Bagaimanapun, pemerintah sebagai pemangku kebijakan adalah pihak yang paling bertanggung jawab dan berperan penting untuk menyelesaikan persoalan ini. Seharusnya dengan segala perangkat yang ada, pemerintah mampu menutup rapat-rapat pintu pornografi, memblokir situs-situsnya, memfilter tayangan iklan atau tontonan video dan film, hingga tidak ada lagi celah yang masih terbuka untuk masuknya pornografi. Mungkinkah itu bisa terjadi?
Jawabannya adalah bisa, namun dengan syarat, paradigma negara ini harus dirubah dulu ke paradigma Islam. Sebab, paradigma sekuler liberal yang saat ini tengah diadopsi dan masih juga dipertahankan, inilah yang membuat persoalan ini belum juga terselesaikan. Secara asasi, Kerusakan paradigma sekularisme telah jelas, meminggirkan agama dari kehidupan.
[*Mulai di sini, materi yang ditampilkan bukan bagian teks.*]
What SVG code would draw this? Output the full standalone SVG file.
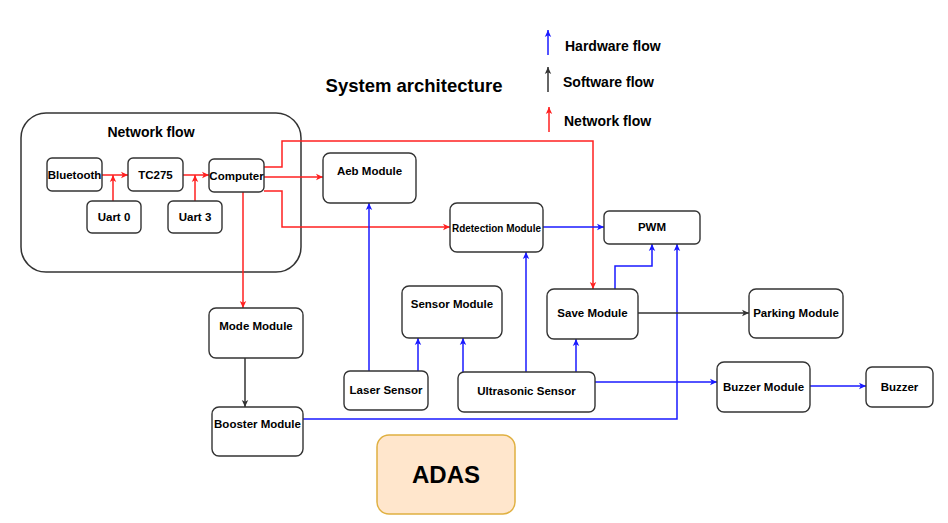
<svg xmlns="http://www.w3.org/2000/svg" width="948" height="523" viewBox="0 0 948 523">
<style>
  .node { fill: #ffffff; stroke: #333333; stroke-width: 1.4; }
  .lbl { font-family: "Liberation Sans", Arial, sans-serif; font-weight: bold; font-size: 11.5px; fill: #000; text-anchor: middle; }
  .big { font-family: "Liberation Sans", Arial, sans-serif; font-weight: bold; fill: #000; }
  .red { fill: none; stroke: #ff2020; stroke-width: 1.5; marker-end: url(#ar); }
  .blue { fill: none; stroke: #1a1aff; stroke-width: 1.5; marker-end: url(#ab); }
  .black { fill: none; stroke: #333333; stroke-width: 1.5; marker-end: url(#ak); }
</style>
<defs>
  <marker id="ar" markerUnits="userSpaceOnUse" markerWidth="8" markerHeight="8" refX="7" refY="4" orient="auto"><path d="M0,0.8 L7,4 L0,7.2 L1.8,4 z" fill="#ff2020"/></marker>
  <marker id="ab" markerUnits="userSpaceOnUse" markerWidth="8" markerHeight="8" refX="7" refY="4" orient="auto"><path d="M0,0.8 L7,4 L0,7.2 L1.8,4 z" fill="#1a1aff"/></marker>
  <marker id="ak" markerUnits="userSpaceOnUse" markerWidth="8" markerHeight="8" refX="7" refY="4" orient="auto"><path d="M0,0.8 L7,4 L0,7.2 L1.8,4 z" fill="#333333"/></marker>
</defs>
<rect width="948" height="523" fill="#ffffff"/>

<g id="title"><text class="big" x="414" y="92" font-size="18.5" text-anchor="middle">System architecture</text></g>

<g id="legend">
  <path class="blue" d="M548,55 V30"/>
  <text class="big" x="565" y="51" font-size="14">Hardware flow</text>
  <path class="black" d="M548,92 V67"/>
  <text class="big" x="563" y="87" font-size="14">Software flow</text>
  <path class="red" d="M549,132 V107"/>
  <text class="big" x="564" y="126" font-size="14">Network flow</text>
</g>

<g id="network-flow">
  <rect x="21" y="113" width="280" height="159" rx="25" fill="#ffffff" stroke="#333333" stroke-width="1.5"/>
  <text class="big" x="151" y="137" font-size="14" text-anchor="middle">Network flow</text>
</g>

<g id="connectors">
  <path class="red" d="M102,175 H128"/>
  <path class="red" d="M113,201 V175"/>
  <path class="red" d="M183,175 H209"/>
  <path class="red" d="M195,201 V175"/>
  <path class="red" d="M264,167 H282 V141 H593 V289"/>
  <path class="red" d="M264,177 H323"/>
  <path class="red" d="M264,191 H282 V227 H450"/>
  <path class="red" d="M243,192 V308"/>

  <path class="blue" d="M543,227 H604"/>
  <path class="blue" d="M369,371 V203"/>
  <path class="blue" d="M418,371 V338"/>
  <path class="blue" d="M463,372 V338"/>
  <path class="blue" d="M526,372 V252"/>
  <path class="blue" d="M576,372 V339"/>
  <path class="blue" d="M595,382 H717"/>
  <path class="blue" d="M615,289 V266 H652 V244"/>
  <path class="blue" d="M303,419 H677 V244"/>
  <path class="blue" d="M810,386 H866"/>

  <path class="black" d="M245,358 V407"/>
  <path class="black" d="M638,313 H749"/>
</g>

<g id="bluetooth"><rect class="node" x="47" y="158" width="55" height="33" rx="5"/><text class="lbl" x="74.5" y="179">Bluetooth</text></g>
<g id="tc275"><rect class="node" x="128" y="158" width="55" height="33" rx="5"/><text class="lbl" x="155.5" y="179">TC275</text></g>
<g id="computer"><rect class="node" x="209" y="159" width="55" height="33" rx="5"/><text class="lbl" x="236.5" y="180">Computer</text></g>
<g id="uart0"><rect class="node" x="87" y="201" width="54" height="32" rx="5"/><text class="lbl" x="114" y="221">Uart 0</text></g>
<g id="uart3"><rect class="node" x="168" y="201" width="54" height="32" rx="5"/><text class="lbl" x="195" y="221">Uart 3</text></g>

<g id="aeb"><rect class="node" x="323" y="153" width="93" height="50" rx="7"/><text class="lbl" x="369.5" y="175">Aeb Module</text></g>
<g id="rdetection"><rect class="node" x="450" y="203" width="93" height="49" rx="7"/><text class="lbl" x="496.5" y="232" textLength="89" lengthAdjust="spacingAndGlyphs">Rdetection Module</text></g>
<g id="pwm"><rect class="node" x="604" y="211" width="96" height="33" rx="5"/><text class="lbl" x="652" y="231">PWM</text></g>
<g id="sensor-module"><rect class="node" x="402" y="286" width="100" height="52" rx="7"/><text class="lbl" x="452" y="308">Sensor Module</text></g>
<g id="save-module"><rect class="node" x="547" y="289" width="91" height="50" rx="7"/><text class="lbl" x="592.5" y="317">Save Module</text></g>
<g id="parking-module"><rect class="node" x="749" y="289" width="94" height="49" rx="7"/><text class="lbl" x="796" y="317">Parking Module</text></g>
<g id="laser-sensor"><rect class="node" x="344" y="371" width="84" height="39" rx="6"/><text class="lbl" x="386" y="394">Laser Sensor</text></g>
<g id="ultrasonic-sensor"><rect class="node" x="458" y="372" width="137" height="40" rx="6"/><text class="lbl" x="526.5" y="395">Ultrasonic Sensor</text></g>
<g id="mode-module"><rect class="node" x="209" y="308" width="94" height="50" rx="7"/><text class="lbl" x="256" y="330">Mode Module</text></g>
<g id="booster-module"><rect class="node" x="212" y="407" width="91" height="49" rx="7"/><text class="lbl" x="257.5" y="428">Booster Module</text></g>
<g id="buzzer-module"><rect class="node" x="717" y="362" width="93" height="50" rx="7"/><text class="lbl" x="763.5" y="391">Buzzer Module</text></g>
<g id="buzzer"><rect class="node" x="866" y="367" width="67" height="40" rx="6"/><text class="lbl" x="899.5" y="391">Buzzer</text></g>

<g id="adas"><rect x="377" y="435" width="138" height="79" rx="12" fill="#ffe6cc" stroke="#e0b040" stroke-width="1.5"/><text class="big" x="446" y="483" font-size="24" text-anchor="middle">ADAS</text></g>
</svg>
Paradigma yang berasal dari barat ini juga mendewakan kebebasan dalam hal apapun termasuk dalam berprilaku. Maka, menjadi sesuatu yang lumrah terjadi, jika generasi berprilaku bebas hingga kebablasan. Karena atmosfer yang tercipta dalam paradigma sekuler liberal ini adalah untuk berlomba-lomba dalam kemaksiatan bukan untuk kebaikan. Bahkan tidak sedikit remaja yang dengan rasa bangga menunjukkan kemaksiatannya secara terang-terangan.
Pun persoalan pornografi ini hanyalah salah satu buah dari paradigma sekuler liberal, yang persoalannya sudah menjamur dan sistemis. Kemudian masih banyak juga persoalan lain di negeri ini yang juga butuh solusi secara komprehensif.
Dengan demikian, umat ini harus segera berbenah, beralih dan berfikir untuk kembali mewujudkan agar Islam menjelma sebagai sebuah institusi negara. Karena ketika Islam yang mengambil alih tata kelola kebijakan, persoalan seperti pornografi ini bisa dengan tuntas terselesaikan. Para pelaku yang sudah baligh akan mendapatkan sanksi yang tegas sesuai ketentuan syariat, efeknya akan membuat jera dan mencegah agar tidak terjadi lagi.
Dalam Islam, remaja yang sudah baligh maka sudah termasuk mukalaf (seseorang yang sudah harus terikat dengan syariat/aturan Islam dan sudah bisa bertanggung jawab atas perbuatannya). Jelas, hal demikian tidak kita temukan dalam sistem hari ini.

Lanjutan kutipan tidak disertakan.